The knocking, however, was coming from our manager, Greg Tagert, who, knowing my sleep patterns, felt the need to identify himself as if that would make a difference.

Of course, it did. As I peeked through the peep hole just to make sure that it was indeed him and not a hotel maid with an uncanny talent for voice impersonations, I unlocked the dead bolt and let Tagert in. A true morning person, Tagert, in his usual excitable mood made fun of me for sleeping in so late, and then proclaimed that the New York Yankees had called to acquire our closer Randy Vanderplow to assign him to their Single-A Midwest League affiliate in Battle Creek, Mich.

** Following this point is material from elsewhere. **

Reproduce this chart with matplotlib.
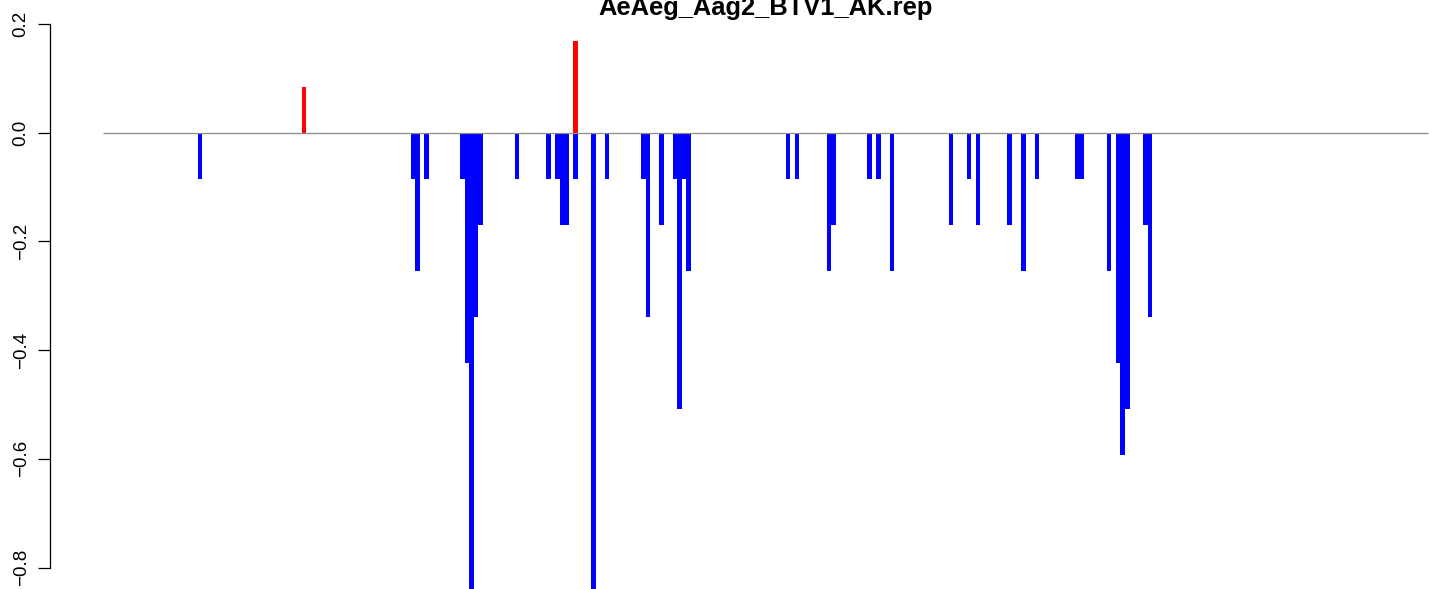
import matplotlib
matplotlib.use("Agg")
import matplotlib.pyplot as plt

plt.rcParams['font.family'] = ['Liberation Sans', 'DejaVu Sans']

title = "AeAeg_Aag2_BTV1_AK.rep"
n_bins = 293

# negative-strand (blue) bins and values
blue_bins = [21, 68, 69, 71, 79, 80, 81, 82, 83, 91, 98, 100, 101, 102, 104,
             108, 111, 119, 120, 123, 126, 127, 128, 129, 151, 153, 160, 161,
             169, 171, 174, 187, 191, 193, 200, 203, 206, 215, 216, 222, 224,
             225, 226, 230, 231]
blue_vals = [-0.085, -0.085, -0.254, -0.085, -0.085, -0.424, -0.847, -0.339,
             -0.169, -0.085, -0.085, -0.085, -0.169, -0.169, -0.085, -0.847,
             -0.085, -0.085, -0.339, -0.169, -0.085, -0.508, -0.085, -0.254,
             -0.085, -0.085, -0.254, -0.169, -0.085, -0.085, -0.254, -0.169,
             -0.085, -0.169, -0.169, -0.254, -0.085, -0.085, -0.085, -0.254,
             -0.424, -0.593, -0.508, -0.169, -0.339]

# positive-strand (red) bins and values
red_bins = [44, 104]
red_vals = [0.085, 0.169]

yticks = [-0.8, -0.6, -0.4, -0.2, 0.0, 0.2]

W, H = 1429, 589
fig = plt.figure(figsize=(W / 100, H / 100), dpi=100)
ax = fig.add_axes([50 / W, 0, (W - 50) / W, 1])

ax.bar(blue_bins, blue_vals, width=1.0, align='edge', color='#0000FF',
       linewidth=0, zorder=2)
ax.bar(red_bins, red_vals, width=1.0, align='edge', color='#FF0000',
       linewidth=0, zorder=2)
ax.plot([0, n_bins], [0, 0], color='#8C8C8C', lw=0.9, zorder=3,
        solid_capstyle='butt')

px_per_bin = 1325 / n_bins
x_left = -0.04 * n_bins
ax.set_xlim(x_left, x_left + (W - 50) / px_per_bin)
y0_px = 132.7
px_per_unit = 543.5
ax.set_ylim(-(H - y0_px) / px_per_unit, y0_px / px_per_unit)

for s in ['top', 'right', 'bottom']:
    ax.spines[s].set_visible(False)
ax.spines['left'].set_linewidth(0.9)
ax.spines['left'].set_bounds(yticks[0], yticks[-1])
ax.set_xticks([])
ax.set_yticks(yticks)
ax.set_yticklabels([f"{v:.1f}".replace('-', '\u2212') for v in yticks])
ax.tick_params(axis='y', length=8.6, width=0.9, pad=6, labelsize=13.5)
for lab in ax.get_yticklabels():
    lab.set_rotation(90)
    lab.set_va('center')
    lab.set_ha('right')
ax.patch.set_alpha(0)

fig.text(765.5 / W, 1 - 15 / H, title, ha='center', va='baseline',
         fontsize=18.4, fontweight='bold')

fig.savefig('out.png', dpi=100)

Having spent five years in the Frontier League as a player and now coach, I have seen many players receive the call to make the move up the professional baseball ladder. As an independent league, Frontier League clubs have no Major League parent team. Instead, the league consists of 12 teams that employ 24 players apiece, who are property of the team and not the New York Mets or Los Angeles Dodgers.

The Frontier League is heavily scouted by Major League scouts and is considered to be at the Single-A level of competition by many. With a working agreement with Major League Baseball regarding player acquisitions, the league has had over 250 players and coaches move into the affiliated baseball ranks in the past few years.

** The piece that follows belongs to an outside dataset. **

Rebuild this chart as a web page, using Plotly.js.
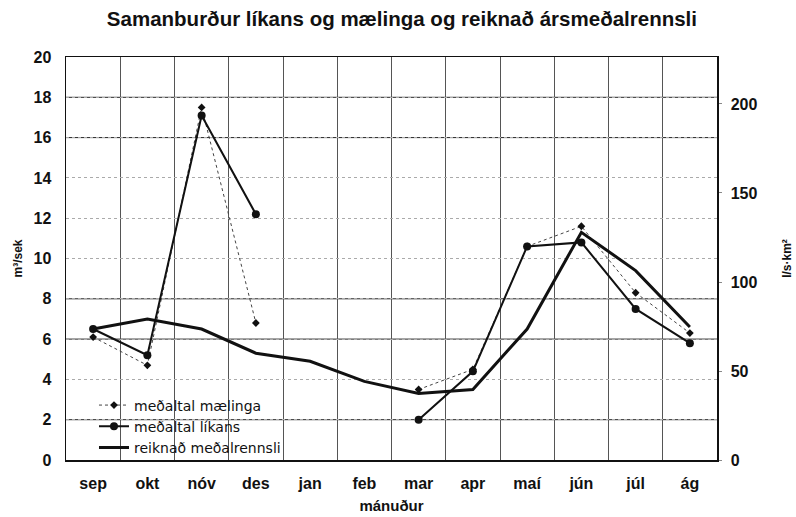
<!DOCTYPE html>
<html>
<head>
<meta charset="utf-8">
<script src="https://cdn.plot.ly/plotly-3.0.1.min.js"></script>
<style>html,body{margin:0;padding:0;background:#fff;}#chart{width:796px;height:517px;}</style>
</head>
<body>
<div id="chart"></div>
<script>
const months = ["sep","okt","nóv","des","jan","feb","mar","apr","maí","jún","júl","ág"];
const maelingar = [6.1, 4.7, 17.5, 6.8, null, null, 3.5, 4.5, 10.6, 11.6, 8.3, 6.3];
const likan = [6.5, 5.2, 17.1, 12.2, null, null, 2.0, 4.4, 10.6, 10.8, 7.5, 5.8];
const reiknad = [6.5, 7.0, 6.5, 5.3, 4.9, 3.9, 3.3, 3.5, 6.5, 11.3, 9.4, 6.6];
const rightTicks = [0, 50, 100, 150, 200];
const solidGrid = [2, 6, 8, 16, 18];

const font = "Liberation Sans, Arial, sans-serif";
const legendFont = "DejaVu Sans, sans-serif";

const traces = [
  {x: months, y: maelingar, name: "meðaltal mælinga", type: "scatter", mode: "lines+markers",
   line: {color: "#444", width: 1, dash: "dot"}, marker: {symbol: "diamond", size: 6, color: "#111"}, connectgaps: false},
  {x: months, y: likan, name: "meðaltal líkans", type: "scatter", mode: "lines+markers",
   line: {color: "#111", width: 2}, marker: {symbol: "circle", size: 8, color: "#111"}, connectgaps: false},
  {x: months, y: reiknad, name: "reiknað meðalrennsli", type: "scatter", mode: "lines",
   line: {color: "#111", width: 3}},
  {x: months, y: months.map(() => null), yaxis: "y2", type: "scatter", mode: "lines", showlegend: false, hoverinfo: "skip"}
];

const shapes = solidGrid.map(v => ({type: "line", xref: "paper", x0: 0, x1: 1, yref: "y", y0: v, y1: v,
  line: {color: "#222", width: 1}, layer: "below"}));

const layout = {
  width: 796, height: 517,
  margin: {l: 66, r: 79, t: 57, b: 57},
  paper_bgcolor: "#fff", plot_bgcolor: "#fff",
  font: {family: font, color: "#111", size: 13},
  title: {text: "<b>Samanburður líkans og mælinga og reiknað ársmeðalrennsli</b>", xref: "paper", x: 0.516, xanchor: "center", y: 0.963, yanchor: "middle",
    font: {family: font, size: 20.5, color: "#111"}},
  xaxis: {type: "category", range: [-0.5, 11.5], tickson: "boundaries", showgrid: true, gridcolor: "#555", gridwidth: 1,
    showline: true, linecolor: "#111", linewidth: 1.5, mirror: true, ticks: "", ticklen: 0, ticklabelstandoff: 8,
    tickfont: {family: font, size: 16, color: "#111", weight: "bold"},
    title: {text: "<b>mánuður</b>", font: {family: font, size: 15, color: "#111"}, standoff: 10}},
  yaxis: {range: [0, 20], dtick: 2, showgrid: true, gridcolor: "#aaa", griddash: "dot", gridwidth: 1,
    showline: true, linecolor: "#111", linewidth: 1.5, ticks: "", zeroline: false, ticklabelstandoff: 10,
    tickfont: {family: font, size: 16, color: "#111", weight: "bold"},
    title: {text: "<b>m³/sek</b>", font: {family: font, size: 12, color: "#111"}, standoff: 8}},
  yaxis2: {overlaying: "y", side: "right", range: [0, 226.4], tickvals: rightTicks, showgrid: false, zeroline: false,
    showline: true, linecolor: "#111", linewidth: 1.5, ticks: "outside", ticklen: 3, tickcolor: "#888", ticklabelstandoff: 6,
    tickfont: {family: font, size: 16, color: "#111", weight: "bold"},
    title: {text: "<b>l/s·km²</b>", font: {family: font, size: 12, color: "#111"}, standoff: 26}},
  legend: {x: 0.043, y: 0.175, xanchor: "left", yanchor: "top", bgcolor: "rgba(255,255,255,0)", borderwidth: 0,
    font: {family: legendFont, size: 14, color: "#111"}, tracegroupgap: 0},
  shapes: shapes,
  showlegend: true
};

Plotly.newPlot("chart", traces, layout, {displayModeBar: false, staticPlot: true});
</script>
</body>
</html>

A number of players I came to know in the Frontier League have gone on to success with Major League organizations. Dustin Delucchi, our left fielder with the Dubois County Dragons in 2001, is hitting just under .300 and was selected to the Texas League All-Star game with the Seattle Mariners' Double-A affiliate in San Antonio. Our third baseman from that season, Pichi Balet, is now slugging it out for the Colorado Rockies affiliate in the California League.

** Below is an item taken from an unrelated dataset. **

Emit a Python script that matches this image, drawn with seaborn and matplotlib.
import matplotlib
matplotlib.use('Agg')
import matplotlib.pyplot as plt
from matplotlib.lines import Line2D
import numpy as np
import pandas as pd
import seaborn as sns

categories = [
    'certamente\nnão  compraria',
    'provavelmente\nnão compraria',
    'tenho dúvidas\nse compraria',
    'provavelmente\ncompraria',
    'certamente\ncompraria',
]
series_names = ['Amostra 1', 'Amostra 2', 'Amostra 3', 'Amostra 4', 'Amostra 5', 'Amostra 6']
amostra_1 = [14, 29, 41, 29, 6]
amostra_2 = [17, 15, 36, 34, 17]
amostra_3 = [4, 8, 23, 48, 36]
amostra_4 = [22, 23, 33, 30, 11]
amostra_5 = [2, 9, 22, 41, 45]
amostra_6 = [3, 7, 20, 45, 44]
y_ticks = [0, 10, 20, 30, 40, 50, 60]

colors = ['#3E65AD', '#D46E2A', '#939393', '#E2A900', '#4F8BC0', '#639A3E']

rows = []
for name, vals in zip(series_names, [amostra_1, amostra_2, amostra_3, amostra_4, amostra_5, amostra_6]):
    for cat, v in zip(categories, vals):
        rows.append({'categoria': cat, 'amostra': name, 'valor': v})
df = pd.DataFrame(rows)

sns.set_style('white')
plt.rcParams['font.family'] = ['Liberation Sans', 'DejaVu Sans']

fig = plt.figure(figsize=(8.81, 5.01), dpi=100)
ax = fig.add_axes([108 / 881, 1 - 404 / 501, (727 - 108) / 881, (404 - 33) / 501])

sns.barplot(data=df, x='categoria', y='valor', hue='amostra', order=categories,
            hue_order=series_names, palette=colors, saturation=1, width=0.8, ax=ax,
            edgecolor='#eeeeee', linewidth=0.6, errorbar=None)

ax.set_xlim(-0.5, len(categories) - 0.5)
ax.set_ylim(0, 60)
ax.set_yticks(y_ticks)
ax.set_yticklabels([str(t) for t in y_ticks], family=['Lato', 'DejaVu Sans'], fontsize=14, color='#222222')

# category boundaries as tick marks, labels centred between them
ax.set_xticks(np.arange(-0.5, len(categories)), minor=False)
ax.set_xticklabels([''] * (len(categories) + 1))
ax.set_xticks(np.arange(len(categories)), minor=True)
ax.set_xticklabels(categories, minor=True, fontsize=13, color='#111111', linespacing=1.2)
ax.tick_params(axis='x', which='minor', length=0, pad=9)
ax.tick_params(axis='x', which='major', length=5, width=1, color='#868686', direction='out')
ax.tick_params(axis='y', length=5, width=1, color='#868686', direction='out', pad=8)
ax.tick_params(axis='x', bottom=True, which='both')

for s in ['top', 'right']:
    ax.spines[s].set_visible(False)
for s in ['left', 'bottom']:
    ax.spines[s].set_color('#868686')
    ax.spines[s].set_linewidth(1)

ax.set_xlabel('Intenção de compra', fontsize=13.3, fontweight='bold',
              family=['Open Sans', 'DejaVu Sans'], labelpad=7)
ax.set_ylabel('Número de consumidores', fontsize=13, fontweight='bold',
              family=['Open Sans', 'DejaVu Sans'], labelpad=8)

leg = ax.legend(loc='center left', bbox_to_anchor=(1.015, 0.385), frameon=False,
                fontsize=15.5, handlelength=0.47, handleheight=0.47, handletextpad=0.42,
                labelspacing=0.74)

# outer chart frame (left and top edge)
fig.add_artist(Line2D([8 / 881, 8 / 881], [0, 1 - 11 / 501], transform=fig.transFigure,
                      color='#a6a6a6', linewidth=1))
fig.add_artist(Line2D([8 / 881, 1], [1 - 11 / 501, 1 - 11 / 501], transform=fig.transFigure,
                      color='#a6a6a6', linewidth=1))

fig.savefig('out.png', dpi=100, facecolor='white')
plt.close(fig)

In 2002, Adam Olow and Josh Tranum were scooped up by the Chicago White Sox and San Diego Padres, respectively. Last year, one of our relievers with the Kenosha Mammoths, Matt Wilhite, was signed by the Angels organization, and ended the year closing out some games in Double-A.

The ladder from the Frontier League to the Major Leagues has been ascended by a number of players, including a former teammate of mine from the Evansville Otters, George Sherrill, who was called up by the Seattle Mariners last week for his Major League debut. With 26 more alumni in Triple-A and Double-A, it is possible that a few more may be completing the journey soon.

This year, one of the signings was Vanderplow. With nine saves, a 2.-something ERA, 33 strikeouts in 22.1 innings and a devastating spike curve we worked on in spring training, he earned a spot in the league's midseason All-Star game, and now was on his way to suit up for the Battle Creek Yankees.

Vanderplow's journey to stardom has been quite similar to another pitcher we came across in 2001. Like Vanderplow, Matt Hampton pitched at the University of Washington and was used sparingly by the Huskies. Like Vanderplow, Hampton was quite talented and just needed an opportunity to develop as a pitcher. After spending spring training of 2001 with us in Dubois County, Hampton overcame injury problems to earn a shot with the Padres organization, and is currently relieving for the Triple-A affiliate in Portland.

We are hoping that with this opportunity and some luck, Vanderplow will be able to enjoy similar success as he makes his way up the ranks. While his departure leaves us with big shoes to fill at the back of our bullpen, we were all glad to see one of our guys get the call.

While the call came as quite a shock to Vanderplow, it made us all remember one important fact of life. When opportunity knocks you have to answer the door. Even if you think it's just the hotel maid.



Brendan Sagara, a former University of Hawaii-Hilo pitcher, is in his first season as pitching coach with the Springfield-Ozark (Mo.) Ducks.